December 5, 2000
The tree surgeons have been at work all around Fillmore Garden Apartments,
taking out the trees that look unable to stay up for another winter. I
noticed that they seemed particularly to be removing the old sycamores.
Many of the oak and sycamore trees here were saplings when the place was
built 58 years ago, and all the trees they cut down were hollow inside.
Every day for the past week, I would return home and see that the old
sycamore outside my kitchen window was still there. I had wondered in prior
years that they had not cut it down, but it seemed that as long as it was
still alive, they left it there. But not today. Tonight as I walked through
the archways from the courtyard into the area outside my building, I saw a
space in the sky and the pile of logs on the ground, wrapped with orange
tape like a murder scene.
I was here the night that sycamore tree was struck by lighting during one
of the worst storms I can remember. I was in the kitchen when FLASH BOOM I
knew something nearby had been hit. The next day the tree showed a split
along the lightning's path. Half of it fell off and died, but the rest hung
on for another 12 years. Birds nested in holes in its trunk. Every spring,
a few branches would be in leaf as if to symbolize that annual renewal, a
tree which, however old, is still partly young as long as it lives. A
couple of years ago the maintenance crew lopped off some more branches, but
they seemed disposed to let the tree live as many more years as possible.

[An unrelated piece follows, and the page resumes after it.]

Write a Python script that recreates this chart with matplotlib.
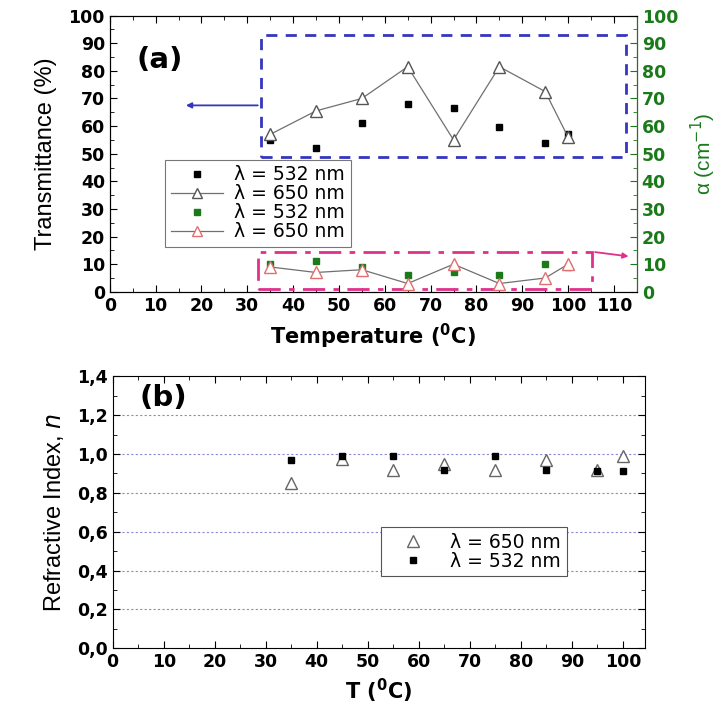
import matplotlib.pyplot as plt
from matplotlib.lines import Line2D
from matplotlib.patches import Rectangle

# Panel (a): transmittance (left axis) and absorption coefficient (right axis)
temp = [35, 45, 55, 65, 75, 85, 95, 100]
trans_532 = [55, 52, 61, 68, 66.5, 59.5, 54, 57]
trans_650 = [57, 65.5, 70, 81.5, 55, 81.5, 72.5, 56]
alpha_532 = [10, 11, 9, 6, 7, 6, 10, 9]
alpha_650 = [9, 7, 8, 3, 10, 3, 5, 10]

# Panel (b): refractive index
n_650 = [0.85, 0.975, 0.92, 0.95, 0.92, 0.97, 0.92, 0.99]
n_532 = [0.97, 0.99, 0.99, 0.92, 0.99, 0.92, 0.91, 0.91]

plt.rcParams['font.family'] = ['DejaVu Sans']
plt.rcParams['mathtext.fontset'] = 'dejavusans'

green = '#1a7a1a'
pink_edge = '#e07070'
tick_font = dict(family='DejaVu Sans', weight='bold', size=12.5)

fig = plt.figure(figsize=(7.27, 7.10), dpi=100)

# ---------- panel (a) ----------
ax = fig.add_axes([0.151, 0.589, 0.725, 0.389])
ax2 = ax.twinx()

ax.plot(temp, trans_532, 's', color='black', markersize=5, linestyle='none')
ax.plot(temp, trans_650, '-^', color='#707070', lw=0.9, markersize=8,
        markerfacecolor='white', markeredgecolor='#555555')
ax2.plot(temp, alpha_532, 's', color=green, markersize=5, linestyle='none')
ax2.plot(temp, alpha_650, '-^', color='#707070', lw=0.9, markersize=8,
         markerfacecolor='white', markeredgecolor=pink_edge)

ax.set_xlim(0, 115)
ax.set_ylim(0, 100)
ax2.set_ylim(0, 100)
ax.set_xticks(range(0, 111, 10))
ax.set_xticks(range(5, 116, 10), minor=True)
ax.set_yticks(range(0, 101, 10))
ax.set_yticks(range(5, 100, 10), minor=True)
ax2.set_yticks(range(0, 101, 10))
ax2.set_yticks(range(5, 100, 10), minor=True)

ax.tick_params(which='both', direction='in', top=True)
ax.tick_params(which='major', length=5)
ax.tick_params(which='minor', length=3)
ax2.tick_params(which='both', direction='in', colors=green)
ax2.tick_params(which='major', length=5)
ax2.tick_params(which='minor', length=3)
ax2.spines['right'].set_color(green)
for lab in ax.get_xticklabels() + ax.get_yticklabels() + ax2.get_yticklabels():
    lab.set_fontproperties(tick_font)

ax.set_xlabel(r'Temperature ($\mathbf{^0}$C)', fontsize=15, fontweight='bold', labelpad=5)
ax.set_ylabel('Transmittance (%)', fontsize=17, family='Liberation Sans', labelpad=8)
ax2.set_ylabel('α (cm$^{-1}$)', fontsize=15, color=green, family='Liberation Sans', labelpad=8)

# highlight boxes and arrows
ax.add_patch(Rectangle((32.9, 48.9), 79.8, 44.2, fill=False, edgecolor='#3535c0',
                       lw=2, linestyle=(0, (4, 3))))
ax2.add_patch(Rectangle((32.4, 1), 72.9, 13.5, fill=False, edgecolor='#e0308a',
                        lw=2, linestyle=(0, (8, 3, 2, 3))))
ax.annotate('', xy=(16, 67.5), xytext=(32.9, 67.5),
            arrowprops=dict(arrowstyle='-|>', color='#3535c0', lw=1.3, mutation_scale=8))
ax2.annotate('', xy=(113.8, 12.7), xytext=(105.3, 14.5),
             arrowprops=dict(arrowstyle='-|>', color='#e0308a', lw=1.3, mutation_scale=8),
             annotation_clip=False)

ax.text(0.05, 0.84, '(a)', transform=ax.transAxes, fontsize=21, fontweight='bold', va='center')

handles = [
    Line2D([], [], marker='s', color='black', linestyle='none', markersize=5),
    Line2D([], [], marker='^', color='#707070', lw=0.9, markersize=7,
           markerfacecolor='white', markeredgecolor='#555555'),
    Line2D([], [], marker='s', color=green, linestyle='none', markersize=5),
    Line2D([], [], marker='^', color='#707070', lw=0.9, markersize=7,
           markerfacecolor='white', markeredgecolor=pink_edge),
]
labels = ['λ = 532 nm', 'λ = 650 nm', 'λ = 532 nm', 'λ = 650 nm']
leg = ax2.legend(handles, labels, loc='upper left', bbox_to_anchor=(0.105, 0.478),
                 borderaxespad=0, fontsize=13.5, frameon=True, fancybox=False,
                 edgecolor='#555555', borderpad=0.3, labelspacing=0.0,
                 handlelength=2.8, handletextpad=0.6)
leg.get_frame().set_linewidth(0.8)

# ---------- panel (b) ----------
bx = fig.add_axes([0.155, 0.087, 0.732, 0.383])
bx.plot(temp, n_650, '^', linestyle='none', markersize=8,
        markerfacecolor='white', markeredgecolor='#666666', label='λ = 650 nm')
bx.plot(temp, n_532, 's', linestyle='none', markersize=5, color='black',
        label='λ = 532 nm')

bx.set_xlim(0, 104.3)
bx.set_ylim(0, 1.4)
bx.set_xticks(range(0, 101, 10))
bx.set_xticks(range(5, 101, 10), minor=True)
yt = [0.0, 0.2, 0.4, 0.6, 0.8, 1.0, 1.2, 1.4]
bx.set_yticks(yt)
bx.set_yticklabels([f'{v:.1f}'.replace('.', ',') for v in yt])
bx.set_yticks([0.1, 0.3, 0.5, 0.7, 0.9, 1.1, 1.3], minor=True)
bx.tick_params(which='both', direction='in', top=True, right=True)
bx.tick_params(which='major', length=5)
bx.tick_params(which='minor', length=3)
for lab in bx.get_xticklabels() + bx.get_yticklabels():
    lab.set_fontproperties(tick_font)
for v in yt[1:-1]:
    bx.axhline(v, color='#8a8ad0', lw=0.8, linestyle=(0, (2, 2)), zorder=0)

bx.set_xlabel(r'T ($\mathbf{^0}$C)', fontsize=15, fontweight='bold', labelpad=4)
bx.set_ylabel('Refractive Index, $\\it{n}$', fontsize=17, family='Liberation Sans', labelpad=8)
bx.text(0.05, 0.92, '(b)', transform=bx.transAxes, fontsize=21, fontweight='bold', va='center')
legb = bx.legend(loc='upper left', bbox_to_anchor=(0.504, 0.445), borderaxespad=0,
                 fontsize=13.5, frameon=True, fancybox=False, edgecolor='#555555',
                 borderpad=0.3, labelspacing=0.0, handlelength=2.8, handletextpad=0.6)
legb.get_frame().set_linewidth(0.8)
legb.get_frame().set_alpha(1)

fig.savefig('out.png', dpi=100)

We've lost a lot of old trees here at Fillmore. Back by my garage, a huge
oak, which the local botanical society had labeled as a particularly fine
example, was removed a few years ago. It used to shade my garage and a
large area of the parking lot. Last year, another old oak was cut down on
one of the principal walkways. This year, all the old sycamores are going.
I had hoped that mine would be spared, as it appeared that even if it fell,
it was no longer tall enough to hit the building.

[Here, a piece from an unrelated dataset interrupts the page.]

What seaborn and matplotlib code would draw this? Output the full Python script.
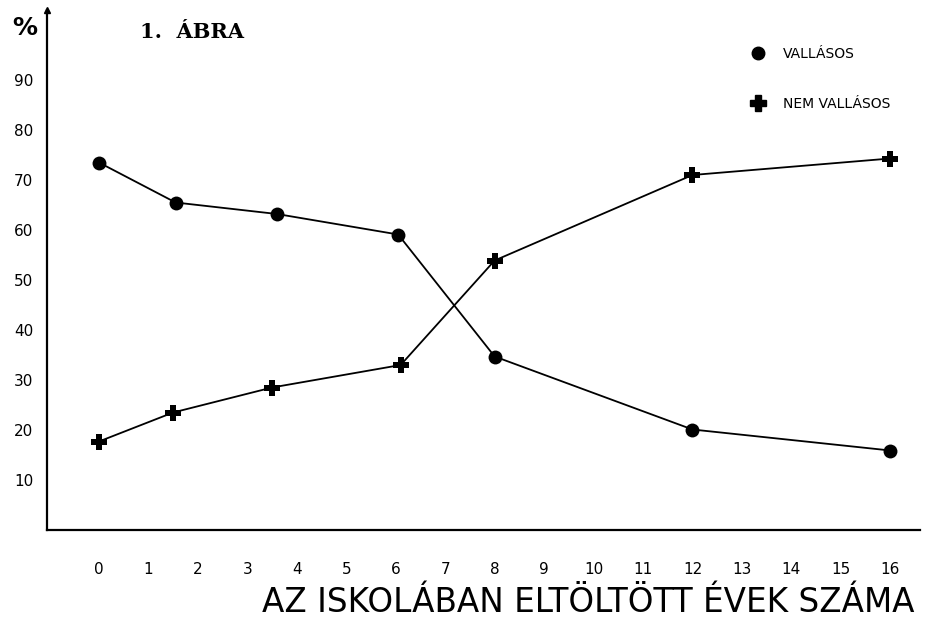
import pandas as pd
import seaborn as sns
import matplotlib.pyplot as plt
from matplotlib.lines import Line2D

# years spent in school vs. share (%) of religious / non-religious
years_vallasos = [0, 1.55, 3.6, 6.05, 8, 12, 16]
vallasos = [73.5, 65.5, 63.2, 59.1, 34.7, 20.1, 15.9]
years_nem = [0, 1.5, 3.5, 6.1, 8, 12, 16]
nem_vallasos = [17.7, 23.5, 28.5, 33.0, 53.9, 71.0, 74.3]

x_ticks = list(range(0, 17))
y_ticks = [10, 20, 30, 40, 50, 60, 70, 80, 90]

df_v = pd.DataFrame({"ev": years_vallasos, "szazalek": vallasos})
df_n = pd.DataFrame({"ev": years_nem, "szazalek": nem_vallasos})

sns.set_style("white")
plt.rcParams["font.family"] = ["DejaVu Sans"]
plt.rcParams["text.color"] = "black"

fig = plt.figure(figsize=(9.31, 6.19), dpi=100)
ax = fig.add_axes([47 / 931, 89 / 619, 873 / 931, 520 / 619])

sns.lineplot(data=df_v, x="ev", y="szazalek", ax=ax, color="black",
             linewidth=1.3, marker="o", markersize=10, markeredgewidth=0)
sns.lineplot(data=df_n, x="ev", y="szazalek", ax=ax, color="black",
             linewidth=1.3, marker="P", markersize=12, markeredgewidth=0)

ax.set_xlim(-1.05, 16.6)
ax.set_ylim(0, 104)
for s in ["top", "right"]:
    ax.spines[s].set_visible(False)
for s in ["left", "bottom"]:
    ax.spines[s].set_linewidth(1.6)
    ax.spines[s].set_color("black")

ax.set_xticks(x_ticks)
ax.set_yticks(y_ticks)
ax.tick_params(axis="both", direction="inout", length=8, width=1, colors="black",
               labelsize=11)
ax.tick_params(axis="x", pad=19)
ax.tick_params(axis="y", pad=6)
ax.set_xlabel("")
ax.set_ylabel("")

# arrow on y axis
ax.plot(0, 1, marker="^", color="black", markersize=5, transform=ax.transAxes,
        clip_on=False)

fig.text(12 / 931, 1 - 28 / 619, "%", fontsize=18, fontweight="bold",
         ha="left", va="center", color="black")
fig.text(140 / 931, 1 - 32 / 619, "1.  ÁBRA", fontsize=15, fontweight="bold",
         family="DejaVu Serif", ha="left", va="center", color="black")
fig.text(915 / 931, 1 - 603 / 619, "AZ ISKOLÁBAN ELTÖLTÖTT ÉVEK SZÁMA",
         fontsize=23.5, ha="right", va="center", color="black")

handles = [
    Line2D([], [], color="black", marker="o", linestyle="none", markersize=9),
    Line2D([], [], color="black", marker="P", linestyle="none", markersize=11),
]
leg = fig.legend(handles, ["VALLÁSOS", "NEM VALLÁSOS"], loc="upper left",
                 bbox_to_anchor=(744 / 931, 1 - 40 / 619), frameon=False,
                 fontsize=10, labelspacing=2.6, handlelength=1,
                 handletextpad=1.3, borderpad=0)
for t in leg.get_texts():
    t.set_color("black")

fig.savefig("out.png", dpi=100)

There are still a lot of fine old trees left, many big oaks (which is why
we have a large squirrel population, indeed some of the largest squirrels
I've ever seen), and a lot of dogwoods (despite a blight that I read would
kill them all within a few years). And there have been new trees planted to
replace the old. The owners, who built this place on their family farm in
1942, still plan for the long term.
Two flowering Japanese cherry trees, which were just spindly little
saplings when I moved here in 1987, now shade most of the lawn (see
picture). In every season, it gives me joy to look at them. When they are
in full bloom, I know it time to go look at the ones at the Tidal Basin.
Old trees die, but new ones grow up.
It was very cold tonight, with a bitter wind blowing. I hastily looked
through the pile of sycamore wood, looking for a piece to save, perhaps to
make something of. Most of the pieces were too large to carry, but I found
one, a wedge that might even be the piece cut out to make the tree fall. I
took it inside and put it on the bathroom radiator to dry out. Don't know
how I'll use it. Tomorrow morning I'll look at the tree's remains in
daylight, and maybe salvage a more characteristic piece, one with the
distinctive bare-wood appearance typical of sycamores. On the top (third)
floor here with an old-style centrally controlled heating system, I open
windows to let in cool air and keep it from becoming too warm. Tonight the
smell of sycamore sap blows in through my open kitchen window and permeates
the apartment like the scent of fresh blood.